# EXERCISE TASK
Among the lines of data below, reproduce only those from the one with "Write the Plotly code for this chart." through the one with "import plotly.graph_objects as go", exactly as they stand, both ends included.

[Dataset items]
==============================

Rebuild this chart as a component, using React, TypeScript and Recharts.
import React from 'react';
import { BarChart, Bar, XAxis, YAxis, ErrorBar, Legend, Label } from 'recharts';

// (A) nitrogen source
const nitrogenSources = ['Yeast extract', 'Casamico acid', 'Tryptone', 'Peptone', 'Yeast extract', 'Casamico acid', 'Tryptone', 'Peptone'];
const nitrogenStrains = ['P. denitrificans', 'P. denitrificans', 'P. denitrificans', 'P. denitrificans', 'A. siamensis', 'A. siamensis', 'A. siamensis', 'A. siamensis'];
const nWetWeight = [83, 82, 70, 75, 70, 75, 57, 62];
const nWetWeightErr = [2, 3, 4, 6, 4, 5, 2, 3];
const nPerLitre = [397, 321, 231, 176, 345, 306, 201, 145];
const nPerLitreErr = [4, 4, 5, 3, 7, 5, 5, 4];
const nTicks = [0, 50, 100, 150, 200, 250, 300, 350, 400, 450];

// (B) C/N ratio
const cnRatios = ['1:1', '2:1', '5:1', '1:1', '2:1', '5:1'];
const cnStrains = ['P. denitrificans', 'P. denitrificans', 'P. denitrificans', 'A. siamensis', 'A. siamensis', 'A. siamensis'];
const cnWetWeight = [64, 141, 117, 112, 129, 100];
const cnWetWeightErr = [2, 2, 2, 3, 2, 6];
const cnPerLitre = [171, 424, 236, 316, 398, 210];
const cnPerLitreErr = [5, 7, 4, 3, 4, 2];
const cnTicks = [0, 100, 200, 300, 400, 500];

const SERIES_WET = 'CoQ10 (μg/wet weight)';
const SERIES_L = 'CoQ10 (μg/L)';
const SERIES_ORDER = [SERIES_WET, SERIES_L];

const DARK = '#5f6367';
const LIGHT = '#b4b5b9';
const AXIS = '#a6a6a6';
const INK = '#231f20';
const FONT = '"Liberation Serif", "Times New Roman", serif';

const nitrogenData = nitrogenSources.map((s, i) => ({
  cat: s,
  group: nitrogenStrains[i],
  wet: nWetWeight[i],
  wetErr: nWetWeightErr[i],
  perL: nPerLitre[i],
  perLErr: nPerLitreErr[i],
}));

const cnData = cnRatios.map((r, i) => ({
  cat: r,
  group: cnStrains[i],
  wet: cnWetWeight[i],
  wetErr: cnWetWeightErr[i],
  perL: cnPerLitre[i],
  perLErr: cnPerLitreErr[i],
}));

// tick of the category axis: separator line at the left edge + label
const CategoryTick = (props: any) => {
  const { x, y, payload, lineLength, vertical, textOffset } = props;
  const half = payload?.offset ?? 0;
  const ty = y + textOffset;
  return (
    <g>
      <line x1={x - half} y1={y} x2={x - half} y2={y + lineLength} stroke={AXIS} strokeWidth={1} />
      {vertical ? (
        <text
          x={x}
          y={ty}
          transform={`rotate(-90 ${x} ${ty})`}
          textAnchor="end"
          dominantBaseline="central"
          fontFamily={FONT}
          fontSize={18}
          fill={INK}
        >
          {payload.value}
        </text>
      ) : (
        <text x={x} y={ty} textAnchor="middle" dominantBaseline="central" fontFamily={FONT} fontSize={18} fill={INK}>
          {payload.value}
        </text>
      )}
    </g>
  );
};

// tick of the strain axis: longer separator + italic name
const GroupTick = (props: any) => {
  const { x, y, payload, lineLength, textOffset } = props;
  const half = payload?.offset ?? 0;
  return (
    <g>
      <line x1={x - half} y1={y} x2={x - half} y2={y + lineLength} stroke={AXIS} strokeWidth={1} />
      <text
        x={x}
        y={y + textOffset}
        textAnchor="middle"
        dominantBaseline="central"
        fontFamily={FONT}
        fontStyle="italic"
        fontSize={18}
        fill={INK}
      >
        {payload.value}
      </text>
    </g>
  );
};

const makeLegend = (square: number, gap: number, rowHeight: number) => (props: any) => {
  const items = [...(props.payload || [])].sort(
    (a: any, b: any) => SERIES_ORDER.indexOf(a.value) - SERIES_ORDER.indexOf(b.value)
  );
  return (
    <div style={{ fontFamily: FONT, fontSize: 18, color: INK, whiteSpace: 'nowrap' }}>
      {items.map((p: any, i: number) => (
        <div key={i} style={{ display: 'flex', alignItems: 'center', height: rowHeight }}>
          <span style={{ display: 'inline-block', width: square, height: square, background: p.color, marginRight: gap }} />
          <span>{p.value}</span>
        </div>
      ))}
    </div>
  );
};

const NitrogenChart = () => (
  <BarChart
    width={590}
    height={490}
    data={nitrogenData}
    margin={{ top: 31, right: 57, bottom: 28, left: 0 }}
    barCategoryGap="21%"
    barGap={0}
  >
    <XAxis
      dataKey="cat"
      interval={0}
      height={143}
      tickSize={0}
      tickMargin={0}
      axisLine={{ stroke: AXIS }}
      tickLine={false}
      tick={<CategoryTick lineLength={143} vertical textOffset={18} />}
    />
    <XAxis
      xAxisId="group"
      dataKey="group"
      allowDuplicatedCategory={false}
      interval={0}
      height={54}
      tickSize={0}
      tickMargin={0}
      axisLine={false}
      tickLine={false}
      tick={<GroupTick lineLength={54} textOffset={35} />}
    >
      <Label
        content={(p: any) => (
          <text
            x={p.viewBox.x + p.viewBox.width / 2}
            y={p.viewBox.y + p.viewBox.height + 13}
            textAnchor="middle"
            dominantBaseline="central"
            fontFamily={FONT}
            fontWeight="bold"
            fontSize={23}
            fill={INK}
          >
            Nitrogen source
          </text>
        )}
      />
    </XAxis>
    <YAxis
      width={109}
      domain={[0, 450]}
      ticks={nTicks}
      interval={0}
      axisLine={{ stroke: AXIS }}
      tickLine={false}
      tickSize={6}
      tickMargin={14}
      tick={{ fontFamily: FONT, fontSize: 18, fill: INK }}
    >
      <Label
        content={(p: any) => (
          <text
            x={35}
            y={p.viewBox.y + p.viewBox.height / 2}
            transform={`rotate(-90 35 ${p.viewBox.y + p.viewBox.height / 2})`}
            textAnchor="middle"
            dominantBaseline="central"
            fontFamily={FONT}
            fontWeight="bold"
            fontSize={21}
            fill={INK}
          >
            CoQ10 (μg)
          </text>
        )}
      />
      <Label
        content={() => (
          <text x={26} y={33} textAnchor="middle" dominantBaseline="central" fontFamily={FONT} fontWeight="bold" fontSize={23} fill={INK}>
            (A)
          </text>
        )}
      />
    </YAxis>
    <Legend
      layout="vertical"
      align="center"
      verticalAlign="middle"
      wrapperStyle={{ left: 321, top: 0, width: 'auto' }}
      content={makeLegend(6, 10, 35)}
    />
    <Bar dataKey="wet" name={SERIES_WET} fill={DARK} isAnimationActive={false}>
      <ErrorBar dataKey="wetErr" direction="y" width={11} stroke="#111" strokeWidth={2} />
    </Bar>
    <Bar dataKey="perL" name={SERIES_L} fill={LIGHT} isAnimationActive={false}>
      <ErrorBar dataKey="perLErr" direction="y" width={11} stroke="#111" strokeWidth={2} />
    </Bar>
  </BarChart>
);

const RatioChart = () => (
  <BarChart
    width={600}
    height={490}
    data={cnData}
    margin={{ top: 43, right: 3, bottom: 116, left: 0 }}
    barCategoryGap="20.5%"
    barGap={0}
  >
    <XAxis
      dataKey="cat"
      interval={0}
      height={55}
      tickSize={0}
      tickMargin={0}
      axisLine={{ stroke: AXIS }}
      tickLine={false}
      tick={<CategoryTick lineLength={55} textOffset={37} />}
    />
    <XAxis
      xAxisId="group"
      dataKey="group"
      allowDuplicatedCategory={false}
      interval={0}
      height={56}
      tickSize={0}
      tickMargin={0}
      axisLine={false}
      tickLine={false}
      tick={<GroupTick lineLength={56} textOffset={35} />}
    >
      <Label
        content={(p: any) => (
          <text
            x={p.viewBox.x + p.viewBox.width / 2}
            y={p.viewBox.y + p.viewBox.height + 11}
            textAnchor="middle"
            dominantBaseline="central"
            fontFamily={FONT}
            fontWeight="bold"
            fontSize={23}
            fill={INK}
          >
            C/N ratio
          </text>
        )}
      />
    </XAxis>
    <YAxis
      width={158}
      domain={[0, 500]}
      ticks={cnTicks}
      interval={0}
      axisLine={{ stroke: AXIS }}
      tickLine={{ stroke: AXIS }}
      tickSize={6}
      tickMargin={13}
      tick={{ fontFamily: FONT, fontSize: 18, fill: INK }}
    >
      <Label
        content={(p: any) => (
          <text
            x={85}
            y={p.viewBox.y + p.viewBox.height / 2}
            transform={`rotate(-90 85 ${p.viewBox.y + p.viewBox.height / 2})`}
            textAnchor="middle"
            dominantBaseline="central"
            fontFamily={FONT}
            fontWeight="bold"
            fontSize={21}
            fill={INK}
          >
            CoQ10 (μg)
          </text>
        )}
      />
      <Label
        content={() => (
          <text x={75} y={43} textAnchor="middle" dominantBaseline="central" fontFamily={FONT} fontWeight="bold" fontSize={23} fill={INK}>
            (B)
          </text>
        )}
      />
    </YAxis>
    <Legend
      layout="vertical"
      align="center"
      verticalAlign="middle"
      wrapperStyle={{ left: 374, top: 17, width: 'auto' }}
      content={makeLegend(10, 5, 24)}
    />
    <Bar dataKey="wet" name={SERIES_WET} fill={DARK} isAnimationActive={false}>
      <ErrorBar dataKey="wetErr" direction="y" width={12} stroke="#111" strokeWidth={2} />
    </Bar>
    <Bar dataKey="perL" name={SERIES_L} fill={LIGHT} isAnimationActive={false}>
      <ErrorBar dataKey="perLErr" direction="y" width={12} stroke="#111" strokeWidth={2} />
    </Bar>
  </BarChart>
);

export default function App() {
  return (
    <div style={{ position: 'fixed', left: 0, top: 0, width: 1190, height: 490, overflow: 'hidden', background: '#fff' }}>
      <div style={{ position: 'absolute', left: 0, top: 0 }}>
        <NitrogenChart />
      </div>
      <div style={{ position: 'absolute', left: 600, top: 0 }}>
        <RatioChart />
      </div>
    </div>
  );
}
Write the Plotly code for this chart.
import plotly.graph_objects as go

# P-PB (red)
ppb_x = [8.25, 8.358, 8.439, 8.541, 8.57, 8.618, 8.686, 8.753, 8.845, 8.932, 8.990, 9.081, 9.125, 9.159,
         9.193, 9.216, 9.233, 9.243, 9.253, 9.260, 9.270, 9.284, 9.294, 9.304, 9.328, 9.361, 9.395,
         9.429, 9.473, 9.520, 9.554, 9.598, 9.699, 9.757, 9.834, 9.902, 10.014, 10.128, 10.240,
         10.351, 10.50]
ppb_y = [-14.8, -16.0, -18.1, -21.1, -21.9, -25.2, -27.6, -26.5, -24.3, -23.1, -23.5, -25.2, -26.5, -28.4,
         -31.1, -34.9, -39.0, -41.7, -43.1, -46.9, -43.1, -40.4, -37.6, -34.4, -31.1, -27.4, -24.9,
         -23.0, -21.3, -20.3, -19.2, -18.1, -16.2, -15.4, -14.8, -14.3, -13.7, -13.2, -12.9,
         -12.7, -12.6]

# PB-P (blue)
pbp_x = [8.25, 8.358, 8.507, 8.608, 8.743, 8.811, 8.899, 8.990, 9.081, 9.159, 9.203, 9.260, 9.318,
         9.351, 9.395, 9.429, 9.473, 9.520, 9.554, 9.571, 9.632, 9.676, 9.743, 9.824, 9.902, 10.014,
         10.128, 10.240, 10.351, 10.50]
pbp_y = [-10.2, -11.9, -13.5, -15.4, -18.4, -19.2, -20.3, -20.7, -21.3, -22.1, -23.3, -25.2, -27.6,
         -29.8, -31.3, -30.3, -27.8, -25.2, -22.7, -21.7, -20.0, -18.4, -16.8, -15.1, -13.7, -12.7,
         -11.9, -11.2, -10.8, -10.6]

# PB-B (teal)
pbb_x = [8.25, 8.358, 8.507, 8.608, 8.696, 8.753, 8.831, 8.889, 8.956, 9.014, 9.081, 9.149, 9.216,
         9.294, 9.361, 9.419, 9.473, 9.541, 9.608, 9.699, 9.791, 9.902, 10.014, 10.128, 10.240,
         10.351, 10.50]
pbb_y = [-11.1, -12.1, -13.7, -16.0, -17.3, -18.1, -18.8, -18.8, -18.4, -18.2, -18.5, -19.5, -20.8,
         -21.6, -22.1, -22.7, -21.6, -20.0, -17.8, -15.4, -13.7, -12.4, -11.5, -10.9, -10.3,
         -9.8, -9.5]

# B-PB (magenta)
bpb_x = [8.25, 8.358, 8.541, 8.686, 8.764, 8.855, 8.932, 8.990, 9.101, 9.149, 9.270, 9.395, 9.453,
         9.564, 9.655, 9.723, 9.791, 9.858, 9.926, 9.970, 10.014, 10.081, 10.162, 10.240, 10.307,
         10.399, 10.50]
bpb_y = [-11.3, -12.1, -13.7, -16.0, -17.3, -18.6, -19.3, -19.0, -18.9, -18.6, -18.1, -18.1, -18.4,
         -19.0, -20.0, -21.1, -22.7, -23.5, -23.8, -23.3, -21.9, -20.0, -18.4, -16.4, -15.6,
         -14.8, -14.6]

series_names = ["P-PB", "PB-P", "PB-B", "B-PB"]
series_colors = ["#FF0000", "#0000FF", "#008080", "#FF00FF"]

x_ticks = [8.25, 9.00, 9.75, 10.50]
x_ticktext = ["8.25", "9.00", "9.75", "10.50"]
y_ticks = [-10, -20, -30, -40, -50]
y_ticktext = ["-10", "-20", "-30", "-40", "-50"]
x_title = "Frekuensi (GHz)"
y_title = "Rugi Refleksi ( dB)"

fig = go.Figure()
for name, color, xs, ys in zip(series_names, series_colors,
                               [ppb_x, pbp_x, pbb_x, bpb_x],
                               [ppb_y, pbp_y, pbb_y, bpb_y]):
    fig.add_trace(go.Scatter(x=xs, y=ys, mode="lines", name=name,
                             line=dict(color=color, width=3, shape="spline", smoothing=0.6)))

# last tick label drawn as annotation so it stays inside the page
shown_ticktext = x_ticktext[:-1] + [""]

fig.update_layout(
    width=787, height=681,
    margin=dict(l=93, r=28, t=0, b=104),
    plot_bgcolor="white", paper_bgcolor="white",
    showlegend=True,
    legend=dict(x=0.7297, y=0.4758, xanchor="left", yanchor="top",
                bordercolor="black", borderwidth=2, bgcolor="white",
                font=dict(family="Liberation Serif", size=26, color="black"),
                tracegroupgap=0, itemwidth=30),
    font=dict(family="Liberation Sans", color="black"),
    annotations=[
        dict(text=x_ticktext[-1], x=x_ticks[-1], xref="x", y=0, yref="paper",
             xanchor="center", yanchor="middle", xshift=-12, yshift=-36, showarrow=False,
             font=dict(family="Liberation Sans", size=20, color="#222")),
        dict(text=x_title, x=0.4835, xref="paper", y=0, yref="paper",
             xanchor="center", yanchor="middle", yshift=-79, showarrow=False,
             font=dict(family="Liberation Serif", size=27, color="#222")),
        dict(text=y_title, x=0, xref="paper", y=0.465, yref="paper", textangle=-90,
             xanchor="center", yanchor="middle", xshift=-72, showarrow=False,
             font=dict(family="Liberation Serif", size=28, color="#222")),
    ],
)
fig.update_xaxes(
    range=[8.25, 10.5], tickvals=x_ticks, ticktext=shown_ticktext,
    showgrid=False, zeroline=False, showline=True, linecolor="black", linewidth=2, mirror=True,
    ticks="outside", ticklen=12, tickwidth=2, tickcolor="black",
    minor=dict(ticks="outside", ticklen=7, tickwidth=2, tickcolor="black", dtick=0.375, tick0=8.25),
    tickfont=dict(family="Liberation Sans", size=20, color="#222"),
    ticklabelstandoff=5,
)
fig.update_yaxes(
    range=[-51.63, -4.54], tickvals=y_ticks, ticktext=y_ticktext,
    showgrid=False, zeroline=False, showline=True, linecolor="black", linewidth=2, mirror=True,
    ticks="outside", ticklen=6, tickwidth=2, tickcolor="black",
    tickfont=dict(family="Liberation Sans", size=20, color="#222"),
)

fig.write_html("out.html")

==============================

# SOLUTION FOR THIS PROBLEM
Write the Plotly code for this chart.
import plotly.graph_objects as go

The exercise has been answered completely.